- GIVEN EXERCISE: Each line of the material must be repeated precisely, with the pictures left out.

- GIVEN DATA:
★ ★ ★ ★ ★ ★ ★
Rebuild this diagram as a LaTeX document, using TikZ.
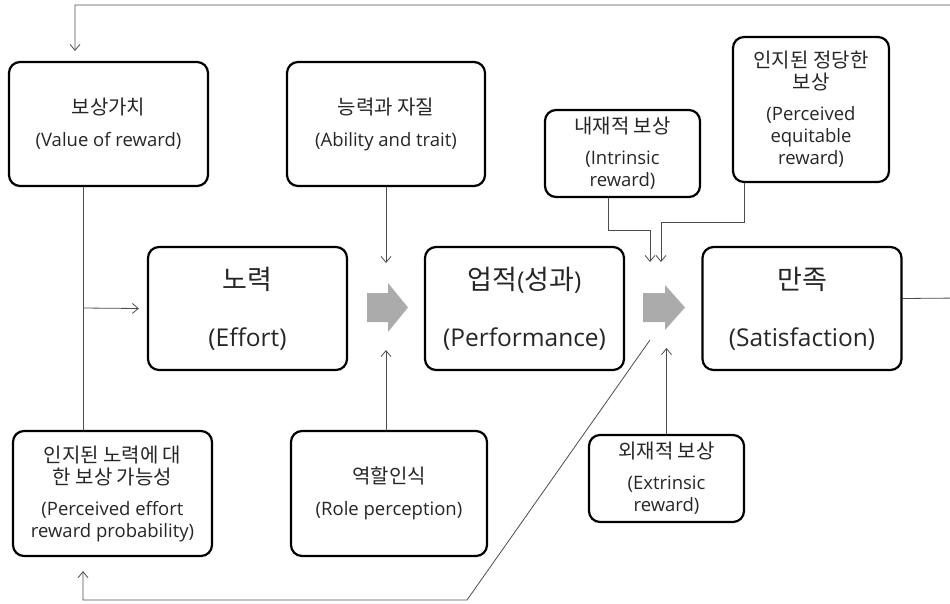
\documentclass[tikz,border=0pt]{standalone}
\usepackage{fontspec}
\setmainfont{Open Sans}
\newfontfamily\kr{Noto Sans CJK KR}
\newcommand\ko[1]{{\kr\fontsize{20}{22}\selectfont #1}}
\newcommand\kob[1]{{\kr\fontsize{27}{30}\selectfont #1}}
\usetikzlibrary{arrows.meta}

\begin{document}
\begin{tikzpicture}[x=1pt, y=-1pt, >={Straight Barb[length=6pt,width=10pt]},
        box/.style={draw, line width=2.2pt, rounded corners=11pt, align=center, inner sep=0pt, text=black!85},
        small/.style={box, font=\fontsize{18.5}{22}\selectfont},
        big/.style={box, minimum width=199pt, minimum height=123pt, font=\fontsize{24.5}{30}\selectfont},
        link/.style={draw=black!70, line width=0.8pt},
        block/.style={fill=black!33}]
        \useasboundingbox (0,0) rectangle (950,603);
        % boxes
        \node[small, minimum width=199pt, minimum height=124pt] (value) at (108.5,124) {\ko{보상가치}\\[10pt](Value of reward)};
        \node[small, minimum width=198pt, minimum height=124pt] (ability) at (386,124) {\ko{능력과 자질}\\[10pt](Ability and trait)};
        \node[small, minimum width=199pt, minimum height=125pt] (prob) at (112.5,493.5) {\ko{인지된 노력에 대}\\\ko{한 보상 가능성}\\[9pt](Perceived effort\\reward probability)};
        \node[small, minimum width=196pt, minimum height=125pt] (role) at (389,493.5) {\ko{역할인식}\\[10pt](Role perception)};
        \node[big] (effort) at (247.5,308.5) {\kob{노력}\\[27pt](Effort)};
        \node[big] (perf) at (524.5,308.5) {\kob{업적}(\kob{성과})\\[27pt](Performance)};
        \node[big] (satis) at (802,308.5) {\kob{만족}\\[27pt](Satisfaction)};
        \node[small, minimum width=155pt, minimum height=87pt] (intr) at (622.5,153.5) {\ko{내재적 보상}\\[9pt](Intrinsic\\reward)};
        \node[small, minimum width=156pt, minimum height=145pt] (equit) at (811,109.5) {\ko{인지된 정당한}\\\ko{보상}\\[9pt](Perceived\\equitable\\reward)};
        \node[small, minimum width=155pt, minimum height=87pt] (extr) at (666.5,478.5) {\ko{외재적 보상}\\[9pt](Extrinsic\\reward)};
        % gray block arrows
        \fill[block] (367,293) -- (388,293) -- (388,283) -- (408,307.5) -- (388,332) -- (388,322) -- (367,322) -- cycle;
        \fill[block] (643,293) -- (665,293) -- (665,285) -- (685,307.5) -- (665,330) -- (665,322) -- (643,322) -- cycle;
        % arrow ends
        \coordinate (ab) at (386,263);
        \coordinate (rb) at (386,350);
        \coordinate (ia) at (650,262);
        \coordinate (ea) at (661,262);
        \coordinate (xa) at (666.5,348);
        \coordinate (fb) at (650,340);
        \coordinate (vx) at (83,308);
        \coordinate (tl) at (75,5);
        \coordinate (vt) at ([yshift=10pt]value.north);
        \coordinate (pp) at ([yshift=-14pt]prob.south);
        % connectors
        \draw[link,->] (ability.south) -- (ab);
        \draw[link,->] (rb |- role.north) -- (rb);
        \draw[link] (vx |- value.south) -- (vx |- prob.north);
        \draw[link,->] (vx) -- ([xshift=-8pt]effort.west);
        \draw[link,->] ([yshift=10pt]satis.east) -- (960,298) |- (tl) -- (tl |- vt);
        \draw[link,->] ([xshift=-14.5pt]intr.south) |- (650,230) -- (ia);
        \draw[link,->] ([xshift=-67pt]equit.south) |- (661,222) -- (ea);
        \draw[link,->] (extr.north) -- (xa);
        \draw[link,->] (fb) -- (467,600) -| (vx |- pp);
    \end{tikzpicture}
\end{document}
★ ★ ★ ★ ★ ★ ★
- TASK RESPONSE:
Rebuild this diagram as a LaTeX document, using TikZ.
\documentclass[tikz,border=0pt]{standalone}
\usepackage{fontspec}
\setmainfont{Open Sans}
\newfontfamily\kr{Noto Sans CJK KR}
\newcommand\ko[1]{{\kr\fontsize{20}{22}\selectfont #1}}
\newcommand\kob[1]{{\kr\fontsize{27}{30}\selectfont #1}}
\usetikzlibrary{arrows.meta}

\begin{document}
\begin{tikzpicture}[x=1pt, y=-1pt, >={Straight Barb[length=6pt,width=10pt]},
        box/.style={draw, line width=2.2pt, rounded corners=11pt, align=center, inner sep=0pt, text=black!85},
        small/.style={box, font=\fontsize{18.5}{22}\selectfont},
        big/.style={box, minimum width=199pt, minimum height=123pt, font=\fontsize{24.5}{30}\selectfont},
        link/.style={draw=black!70, line width=0.8pt},
        block/.style={fill=black!33}]
        \useasboundingbox (0,0) rectangle (950,603);
        % boxes
        \node[small, minimum width=199pt, minimum height=124pt] (value) at (108.5,124) {\ko{보상가치}\\[10pt](Value of reward)};
        \node[small, minimum width=198pt, minimum height=124pt] (ability) at (386,124) {\ko{능력과 자질}\\[10pt](Ability and trait)};
        \node[small, minimum width=199pt, minimum height=125pt] (prob) at (112.5,493.5) {\ko{인지된 노력에 대}\\\ko{한 보상 가능성}\\[9pt](Perceived effort\\reward probability)};
        \node[small, minimum width=196pt, minimum height=125pt] (role) at (389,493.5) {\ko{역할인식}\\[10pt](Role perception)};
        \node[big] (effort) at (247.5,308.5) {\kob{노력}\\[27pt](Effort)};
        \node[big] (perf) at (524.5,308.5) {\kob{업적}(\kob{성과})\\[27pt](Performance)};
        \node[big] (satis) at (802,308.5) {\kob{만족}\\[27pt](Satisfaction)};
        \node[small, minimum width=155pt, minimum height=87pt] (intr) at (622.5,153.5) {\ko{내재적 보상}\\[9pt](Intrinsic\\reward)};
        \node[small, minimum width=156pt, minimum height=145pt] (equit) at (811,109.5) {\ko{인지된 정당한}\\\ko{보상}\\[9pt](Perceived\\equitable\\reward)};
        \node[small, minimum width=155pt, minimum height=87pt] (extr) at (666.5,478.5) {\ko{외재적 보상}\\[9pt](Extrinsic\\reward)};
        % gray block arrows
        \fill[block] (367,293) -- (388,293) -- (388,283) -- (408,307.5) -- (388,332) -- (388,322) -- (367,322) -- cycle;
        \fill[block] (643,293) -- (665,293) -- (665,285) -- (685,307.5) -- (665,330) -- (665,322) -- (643,322) -- cycle;
        % arrow ends
        \coordinate (ab) at (386,263);
        \coordinate (rb) at (386,350);
        \coordinate (ia) at (650,262);
        \coordinate (ea) at (661,262);
        \coordinate (xa) at (666.5,348);
        \coordinate (fb) at (650,340);
        \coordinate (vx) at (83,308);
        \coordinate (tl) at (75,5);
        \coordinate (vt) at ([yshift=10pt]value.north);
        \coordinate (pp) at ([yshift=-14pt]prob.south);
        % connectors
        \draw[link,->] (ability.south) -- (ab);
        \draw[link,->] (rb |- role.north) -- (rb);
        \draw[link] (vx |- value.south) -- (vx |- prob.north);
        \draw[link,->] (vx) -- ([xshift=-8pt]effort.west);
        \draw[link,->] ([yshift=10pt]satis.east) -- (960,298) |- (tl) -- (tl |- vt);
        \draw[link,->] ([xshift=-14.5pt]intr.south) |- (650,230) -- (ia);
        \draw[link,->] ([xshift=-67pt]equit.south) |- (661,222) -- (ea);
        \draw[link,->] (extr.north) -- (xa);
        \draw[link,->] (fb) -- (467,600) -| (vx |- pp);
    \end{tikzpicture}
\end{document}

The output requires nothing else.